Re: RATE Vol. II

From: Rich Blinne <rich.blinne@gmail.com>
Date: Wed May 24 2006 - 14:40:11 EDT

On 5/24/06, Janice Matchett <janmatch@earthlink.net> wrote:
>
> At 07:08 AM 5/24/2006, Jack Haas wrote:
>
> We might call it /God Did it But When? /to go with the book /God Did It But
> How?
>
> @ That is exactly how the subject should be presented to conservative,
> professing Christians if you want them to be open to hearing what you have
> to say.
>
> But you're dead in the water before you even get out of the box if you
> present it to them with papers written by people who admire, promote, or are
> sympathetic to, any of the radical leftist organizations like Moveon.org or
> people like Jim Wallis.
>
> If you don't believe me, just wait and see.
>

When Cal Thomas interviewed Jim Wallis on his Fox News show, After
Hours, Thomas granted Wallis' point that the evangelicals are too
narrow as what issues are important. Thomas then went on to show that
Wallis was just as narrow in his issues on the left as any on the
so-called Religious Right. Thomas in no way could be characterized as
promoting Wallis' agenda, but he was sympathetic to his argument
seeing that being too narrow in applying Scripture was unbiblical.
The same can be said of Rick Warren who listened to the issue on
climate change knowing that many environmental proponents are New
Agers. Jesse Helms listened to and supported liberal singer Bono's
appeal on AIDS in 2001.

Whether it is the apolitical Warren or the conservative Thomas or
Helms, I am confident of the honest persuit of truth of a great number
of my evangelical brothers and sisters. Like the examples above they
do not immediately discount something merely because it is promoted by
people who are on the left particularly if those people on the left
are also professed believers. Rather, they measure the idea against
Scripture and then make their judgment. To do otherwise is to commit
what is known as the genetic fallacy, herein defined as the irrelevant
appraisal of something based on its origin.

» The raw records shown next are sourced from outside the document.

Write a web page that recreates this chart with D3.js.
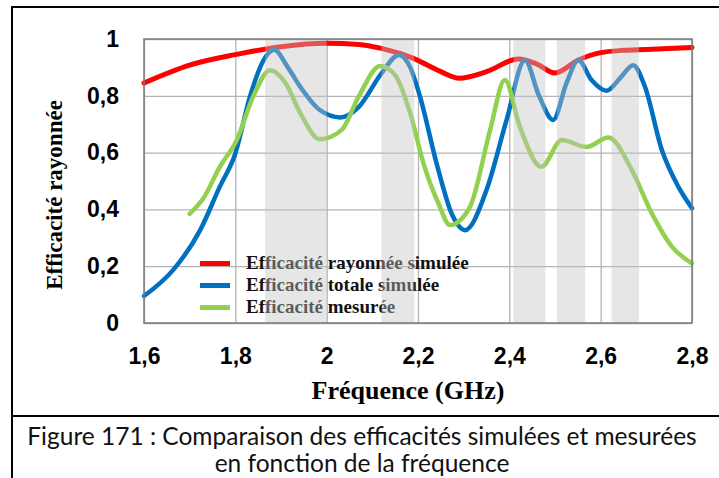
<!DOCTYPE html>
<html lang="fr">
<head>
<meta charset="utf-8">
<title>Efficacité rayonnée</title>
<script src="https://cdn.jsdelivr.net/npm/d3@7"></script>
<style>
  body { margin: 0; background: #fff; }
</style>
</head>
<body>
<script>

// values
var freqRad = [1.6, 1.7, 1.8, 1.9, 2.0, 2.07, 2.12, 2.19, 2.25, 2.29, 2.35, 2.42, 2.46, 2.5, 2.55, 2.6, 2.65, 2.7, 2.8];
var effRad  = [0.845, 0.908, 0.945, 0.973, 0.985, 0.981, 0.967, 0.932, 0.885, 0.862, 0.885, 0.93, 0.912, 0.88, 0.925, 0.952, 0.96, 0.963, 0.97];

var freqTot = [1.6, 1.664, 1.723, 1.766, 1.8, 1.832, 1.86, 1.885, 1.915, 1.942, 1.985, 2.03, 2.07, 2.12, 2.158, 2.183, 2.204, 2.241, 2.275, 2.303, 2.35, 2.394, 2.434, 2.465, 2.496, 2.525, 2.551, 2.58, 2.613, 2.645, 2.671, 2.697, 2.734, 2.77, 2.8];
var effTot  = [0.095, 0.187, 0.327, 0.48, 0.597, 0.797, 0.92, 0.962, 0.9, 0.832, 0.75, 0.724, 0.76, 0.879, 0.944, 0.9, 0.8, 0.56, 0.38, 0.327, 0.468, 0.715, 0.925, 0.8, 0.715, 0.844, 0.925, 0.856, 0.818, 0.867, 0.908, 0.832, 0.609, 0.48, 0.404];

var freqMes = [1.7, 1.73, 1.766, 1.803, 1.839, 1.876, 1.91, 1.942, 1.985, 2.033, 2.07, 2.117, 2.15, 2.183, 2.212, 2.245, 2.27, 2.314, 2.358, 2.39, 2.423, 2.47, 2.515, 2.569, 2.617, 2.668, 2.712, 2.756, 2.8];
var effMes  = [0.384, 0.439, 0.55, 0.644, 0.797, 0.89, 0.845, 0.74, 0.647, 0.68, 0.797, 0.905, 0.873, 0.738, 0.562, 0.42, 0.345, 0.41, 0.68, 0.856, 0.691, 0.55, 0.644, 0.62, 0.653, 0.539, 0.386, 0.269, 0.21];

var bandStart = [1.865, 2.12, 2.409, 2.504, 2.624];
var bandEnd   = [2.0, 2.192, 2.479, 2.566, 2.684];

var xTicks = [1.6, 1.8, 2.0, 2.2, 2.4, 2.6, 2.8];
var yTicks = [0, 0.2, 0.4, 0.6, 0.8, 1];

var seriesNames = ["Efficacité rayonnée simulée", "Efficacité totale simulée", "Efficacité mesurée"];
var seriesColors = ["#ff0000", "#0070c0", "#92d050"];

var W = 719, H = 478;
var plot = {left: 144, right: 692, top: 39, bottom: 323};

var x = d3.scaleLinear().domain([1.6, 2.8]).range([plot.left, plot.right]);
var y = d3.scaleLinear().domain([0, 1]).range([plot.bottom, plot.top]);

var svg = d3.select("body").append("svg")
	.attr("width", W)
	.attr("height", H)
	.style("display", "block");

function comma(d) { return String(d).replace(".", ","); }

// grid + tick labels
var xAxis = d3.axisBottom(x).tickValues(xTicks).tickFormat(comma)
	.tickSizeInner(-(plot.bottom - plot.top)).tickSizeOuter(0).tickPadding(25);
var yAxis = d3.axisLeft(y).tickValues(yTicks).tickFormat(comma)
	.tickSizeInner(-(plot.right - plot.left)).tickSizeOuter(0).tickPadding(25);

var gx = svg.append("g").attr("transform", "translate(0," + plot.bottom + ")").call(xAxis);
var gy = svg.append("g").attr("transform", "translate(" + plot.left + ",0)").call(yAxis);

[gx, gy].forEach(function(g) {
	g.select(".domain").remove();
	g.selectAll(".tick line").attr("stroke", "#b4b4b4").attr("stroke-width", 1.3);
	g.selectAll(".tick text")
		.attr("fill", "#000")
		.style("font-family", "'Liberation Sans', Arial, sans-serif")
		.style("font-weight", "bold")
		.style("font-size", "23px");
});

// curves
var line = d3.line()
	.x(function(d) { return x(d[0]); })
	.y(function(d) { return y(d[1]); })
	.curve(d3.curveMonotoneX);

var series = [
	d3.zip(freqRad, effRad),
	d3.zip(freqTot, effTot),
	d3.zip(freqMes, effMes)
];

svg.append("g").selectAll("path")
	.data(series)
	.enter()
	.append("path")
	.attr("d", line)
	.attr("fill", "none")
	.attr("stroke", function(d, i) { return seriesColors[i]; })
	.attr("stroke-width", function(d, i) { return i == 0 ? 5 : 4.5; })
	.attr("stroke-linecap", "round");

// legend
var legend = svg.append("g");
var legY = [263.5, 285.5, 307.5];
seriesNames.forEach(function(name, i) {
	legend.append("line")
		.attr("x1", 200).attr("x2", 230)
		.attr("y1", legY[i]).attr("y2", legY[i])
		.attr("stroke", seriesColors[i])
		.attr("stroke-width", 5);
	legend.append("text")
		.attr("x", 246)
		.attr("y", legY[i] + 5)
		.text(name)
		.attr("fill", "#111")
		.style("font-family", "'Liberation Serif', 'Times New Roman', serif")
		.style("font-weight", "bold")
		.style("font-size", "19px");
});

// shaded frequency bands, drawn over the curves
svg.append("g").selectAll("rect")
	.data(d3.zip(bandStart, bandEnd))
	.enter()
	.append("rect")
	.attr("x", function(d) { return x(d[0]); })
	.attr("width", function(d) { return x(d[1]) - x(d[0]); })
	.attr("y", plot.top)
	.attr("height", plot.bottom - plot.top)
	.attr("fill", "#c4c4c4")
	.attr("fill-opacity", 0.42);

// plot border
svg.append("rect")
	.attr("x", plot.left).attr("y", plot.top)
	.attr("width", plot.right - plot.left)
	.attr("height", plot.bottom - plot.top)
	.attr("fill", "none")
	.attr("stroke", "#7a7a7a")
	.attr("stroke-width", 1.5);

// axis titles
svg.append("text")
	.attr("x", 408).attr("y", 399)
	.attr("text-anchor", "middle")
	.text("Fréquence (GHz)")
	.style("font-family", "'Liberation Serif', 'Times New Roman', serif")
	.style("font-weight", "bold")
	.style("font-size", "26px");

svg.append("text")
	.attr("transform", "translate(62,195) rotate(-90)")
	.attr("text-anchor", "middle")
	.text("Efficacité rayonnée")
	.style("font-family", "'Liberation Serif', 'Times New Roman', serif")
	.style("font-weight", "bold")
	.style("font-size", "23px");

// figure frame
var frame = svg.append("g").attr("stroke", "#000").attr("stroke-width", 2);
frame.append("line").attr("x1", 12).attr("x2", W).attr("y1", 7).attr("y2", 7);
frame.append("line").attr("x1", 12).attr("x2", 12).attr("y1", 6).attr("y2", H);
frame.append("line").attr("x1", 12).attr("x2", W).attr("y1", 416).attr("y2", 416);

// caption
var caption = ["Figure 171 : Comparaison des efficacités simulées et mesurées", "en fonction de la fréquence"];
svg.append("g").selectAll("text")
	.data(caption)
	.enter()
	.append("text")
	.attr("x", 362)
	.attr("y", function(d, i) { return 445 + i * 27; })
	.attr("text-anchor", "middle")
	.text(function(d) { return d; })
	.style("font-family", "Lato, 'Open Sans', sans-serif")
	.style("font-size", "24.5px")
	.attr("fill", "#111");

</script>
</body>
</html>
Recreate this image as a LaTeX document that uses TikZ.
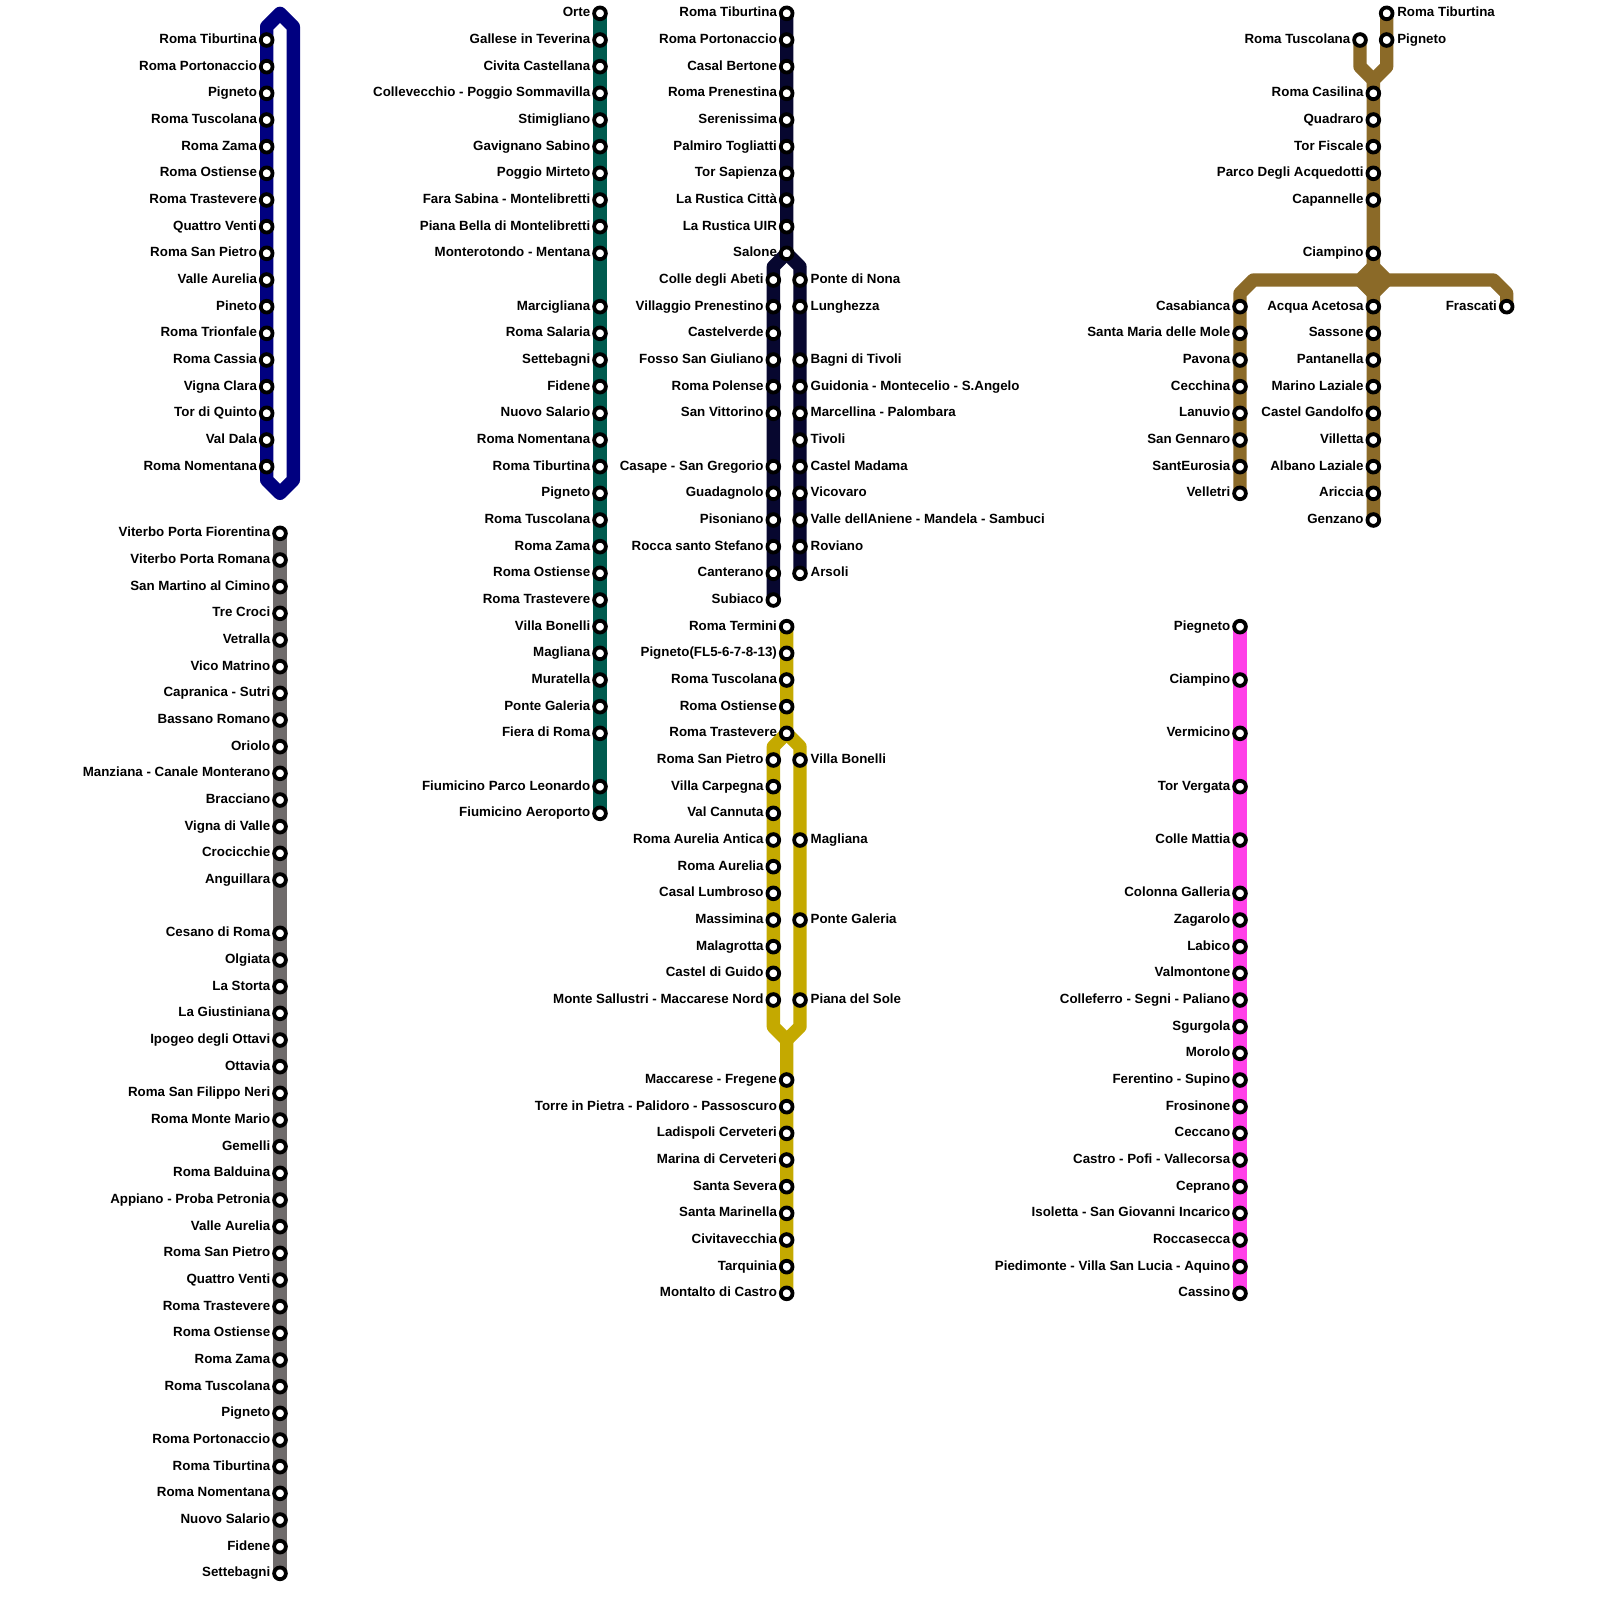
\documentclass[tikz,border=0pt]{standalone}
\usepackage{fontspec}
\setmainfont{Liberation Sans}
\pgfdeclarelayer{bg}
\pgfsetlayers{bg,main}
\definecolor{cblue}{HTML}{000080}
\definecolor{cgrey}{HTML}{6F6B6B}
\definecolor{cgreen}{HTML}{005A4E}
\definecolor{cdark}{HTML}{07072F}
\definecolor{cgold}{HTML}{C4A900}
\definecolor{cmag}{HTML}{FF40E8}
\definecolor{cbrown}{HTML}{8B6A28}
\tikzset{
  ring/.style={circle,draw=black,fill=white,line width=2.85pt,minimum size=8.8pt,inner sep=0pt,outer sep=0pt},
  lbl/.style={inner sep=0pt,outer sep=0pt,text=black,font=\fontsize{10}{12}\selectfont\bfseries},
  lblL/.style={anchor=base east,xshift=-7.3pt,yshift=-2.5pt},
  lblR/.style={anchor=base west,xshift=8pt,yshift=-2.5pt},
  band/.style={line width=10pt,line join=round,line cap=butt}
}
\newcommand{\stations}[4]{%
  \foreach \yy/\lab in {#4}{%
    \node[ring] (#1\yy) at (#2,\yy) {};
    \node[lbl,#3] (#1\yy t) at (#1\yy.center) {\lab};
  }%
}
\begin{document}
\begin{tikzpicture}[x=10pt,y=-10pt]
\useasboundingbox (0,0) rectangle (120,120);
\begin{pgfonlayer}{bg}
\fill[white] (0,0) rectangle (120,120);
\end{pgfonlayer}

% bends
\coordinate (aT) at (21,1); \coordinate (aTL) at (20,2); \coordinate (aTR) at (22,2);
\coordinate (aBR) at (22,36); \coordinate (aB) at (21,37); \coordinate (aBL) at (20,36);
\coordinate (eSL) at (58,20); \coordinate (eSR) at (60,20);
\coordinate (hSL) at (58,56); \coordinate (hSR) at (60,56);
\coordinate (hEL) at (58,77); \coordinate (hER) at (60,77); \coordinate (hM) at (59,78);
\coordinate (nL) at (102,5); \coordinate (nR) at (104,5); \coordinate (nM) at (103,6);
\coordinate (xT) at (103,20); \coordinate (xL) at (102,21); \coordinate (xR) at (104,21); \coordinate (xB) at (103,22);
\coordinate (wA) at (94,21); \coordinate (wB) at (93,22);
\coordinate (rA) at (112,21); \coordinate (rB) at (113,22);

% blue
\stations{a}{20}{lblL}{3/Roma Tiburtina,5/Roma Portonaccio,7/Pigneto,9/Roma Tuscolana,11/Roma Zama,13/Roma Ostiense,15/Roma Trastevere,17/Quattro Venti,19/Roma San Pietro,21/Valle Aurelia,23/Pineto,25/Roma Trionfale,27/Roma Cassia,29/Vigna Clara,31/Tor di Quinto,33/Val Dala,35/Roma Nomentana}
% grey
\stations{c}{21}{lblL}{40/Viterbo Porta Fiorentina,42/Viterbo Porta Romana,44/San Martino al Cimino,46/Tre Croci,48/Vetralla,50/Vico Matrino,52/Capranica - Sutri,54/Bassano Romano,56/Oriolo,58/Manziana - Canale Monterano,60/Bracciano,62/Vigna di Valle,64/Crocicchie,66/Anguillara,70/Cesano di Roma,72/Olgiata,74/La Storta,76/La Giustiniana,78/Ipogeo degli Ottavi,80/Ottavia,82/Roma San Filippo Neri,84/Roma Monte Mario,86/Gemelli,88/Roma Balduina,90/Appiano - Proba Petronia,92/Valle Aurelia,94/Roma San Pietro,96/Quattro Venti,98/Roma Trastevere,100/Roma Ostiense,102/Roma Zama,104/Roma Tuscolana,106/Pigneto,108/Roma Portonaccio,110/Roma Tiburtina,112/Roma Nomentana,114/Nuovo Salario,116/Fidene,118/Settebagni}
% green
\stations{d}{45}{lblL}{1/Orte,3/Gallese in Teverina,5/Civita Castellana,7/Collevecchio - Poggio Sommavilla,9/Stimigliano,11/Gavignano Sabino,13/Poggio Mirteto,15/Fara Sabina - Montelibretti,17/Piana Bella di Montelibretti,19/Monterotondo - Mentana,23/Marcigliana,25/Roma Salaria,27/Settebagni,29/Fidene,31/Nuovo Salario,33/Roma Nomentana,35/Roma Tiburtina,37/Pigneto,39/Roma Tuscolana,41/Roma Zama,43/Roma Ostiense,45/Roma Trastevere,47/Villa Bonelli,49/Magliana,51/Muratella,53/Ponte Galeria,55/Fiera di Roma,59/Fiumicino Parco Leonardo,61/Fiumicino Aeroporto}
% dark
\stations{e}{59}{lblL}{1/Roma Tiburtina,3/Roma Portonaccio,5/Casal Bertone,7/Roma Prenestina,9/Serenissima,11/Palmiro Togliatti,13/Tor Sapienza,15/La Rustica Città,17/La Rustica UIR,19/Salone}
\stations{f}{58}{lblL}{21/Colle degli Abeti,23/Villaggio Prenestino,25/Castelverde,27/Fosso San Giuliano,29/Roma Polense,31/San Vittorino,35/Casape - San Gregorio,37/Guadagnolo,39/Pisoniano,41/Rocca santo Stefano,43/Canterano,45/Subiaco}
\stations{g}{60}{lblR}{21/Ponte di Nona,23/Lunghezza,27/Bagni di Tivoli,29/Guidonia - Montecelio - S.Angelo,31/Marcellina - Palombara,33/Tivoli,35/Castel Madama,37/Vicovaro,39/Valle dellAniene - Mandela - Sambuci,41/Roviano,43/Arsoli}
% gold
\stations{h}{59}{lblL}{47/Roma Termini,49/Pigneto(FL5-6-7-8-13),51/Roma Tuscolana,53/Roma Ostiense,55/Roma Trastevere,81/Maccarese - Fregene,83/Torre in Pietra - Palidoro - Passoscuro,85/Ladispoli Cerveteri,87/Marina di Cerveteri,89/Santa Severa,91/Santa Marinella,93/Civitavecchia,95/Tarquinia,97/Montalto di Castro}
\stations{i}{58}{lblL}{57/Roma San Pietro,59/Villa Carpegna,61/Val Cannuta,63/Roma Aurelia Antica,65/Roma Aurelia,67/Casal Lumbroso,69/Massimina,71/Malagrotta,73/Castel di Guido,75/Monte Sallustri - Maccarese Nord}
\stations{j}{60}{lblR}{57/Villa Bonelli,63/Magliana,69/Ponte Galeria,75/Piana del Sole}
% magenta
\stations{k}{93}{lblL}{47/Piegneto,51/Ciampino,55/Vermicino,59/Tor Vergata,63/Colle Mattia,67/Colonna Galleria,69/Zagarolo,71/Labico,73/Valmontone,75/Colleferro - Segni - Paliano,77/Sgurgola,79/Morolo,81/Ferentino - Supino,83/Frosinone,85/Ceccano,87/Castro - Pofi - Vallecorsa,89/Ceprano,91/Isoletta - San Giovanni Incarico,93/Roccasecca,95/Piedimonte - Villa San Lucia - Aquino,97/Cassino}
% brown
\stations{l}{103}{lblL}{7/Roma Casilina,9/Quadraro,11/Tor Fiscale,13/Parco Degli Acquedotti,15/Capannelle,19/Ciampino,23/Acqua Acetosa,25/Sassone,27/Pantanella,29/Marino Laziale,31/Castel Gandolfo,33/Villetta,35/Albano Laziale,37/Ariccia,39/Genzano}
\stations{m}{93}{lblL}{23/Casabianca,25/Santa Maria delle Mole,27/Pavona,29/Cecchina,31/Lanuvio,33/San Gennaro,35/SantEurosia,37/Velletri}
\stations{n}{102}{lblL}{3/Roma Tuscolana}
\stations{o}{104}{lblR}{1/Roma Tiburtina,3/Pigneto}
\stations{p}{113}{lblL}{23/Frascati}

\begin{pgfonlayer}{bg}
\draw[band,cblue] (a35.center) -- (a3.center) -- (aTL) -- (aT) -- (aTR) -- (aBR) -- (aB) -- (aBL) -- cycle;
\draw[band,cgrey] (c40.center) -- (c118.center);
\draw[band,cgreen] (d1.center) -- (d61.center);
\draw[band,cdark] (e1.center) -- (e19.center) -- (eSL) -- (f21.center) -- (f45.center);
\draw[band,cdark] (e19.center) -- (eSR) -- (g21.center) -- (g43.center);
\draw[band,cgold] (h47.center) -- (h55.center) -- (hSL) -- (i57.center) -- (i75.center) -- (hEL) -- (hM) -- (h81.center) -- (h97.center);
\draw[band,cgold] (h55.center) -- (hSR) -- (j57.center) -- (j75.center) -- (hER) -- (hM);
\draw[band,cmag] (k47.center) -- (k97.center);
\draw[band,cbrown] (o1.center) -- (nR) -- (nM) -- (l7.center) -- (l39.center);
\draw[band,cbrown] (n3.center) -- (nL) -- (nM);
\draw[band,cbrown] (xT) -- (xL) -- (wA) -- (wB) -- (m23.center) -- (m37.center);
\draw[band,cbrown] (xT) -- (xR) -- (rA) -- (rB) -- (p23.center);
\draw[band,cbrown] (xL) -- (xB) -- (xR) -- (xL);
\end{pgfonlayer}
\end{tikzpicture}
\end{document}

My concern is keep from falling those brothers and sisters who have a
spiritual crisis caused by YEC. This crisis visits those evangelicals
who actually listen to those outside of their insular group. Janice
has good reason for her advise, however. There are evangelicals who do
commit the genetic fallacy. The good news is they probably won't have
a spiritual crisis because they are not considering outside opinions
-- including ours -- which might cause cognitive dissonance. It is
probably good to adopt Janice's suggestion as prudent but it probably
won't make a big difference either way as those evangelicals who will
give outside opinions due consideration won't be as bothered by who
says the truth as long as it is the truth.

Note: if I misinterpreted Janice and she is saying instead do not
promote leftist agendas (or any agenda for that matter) in the
document then that would truly be a deal breaker.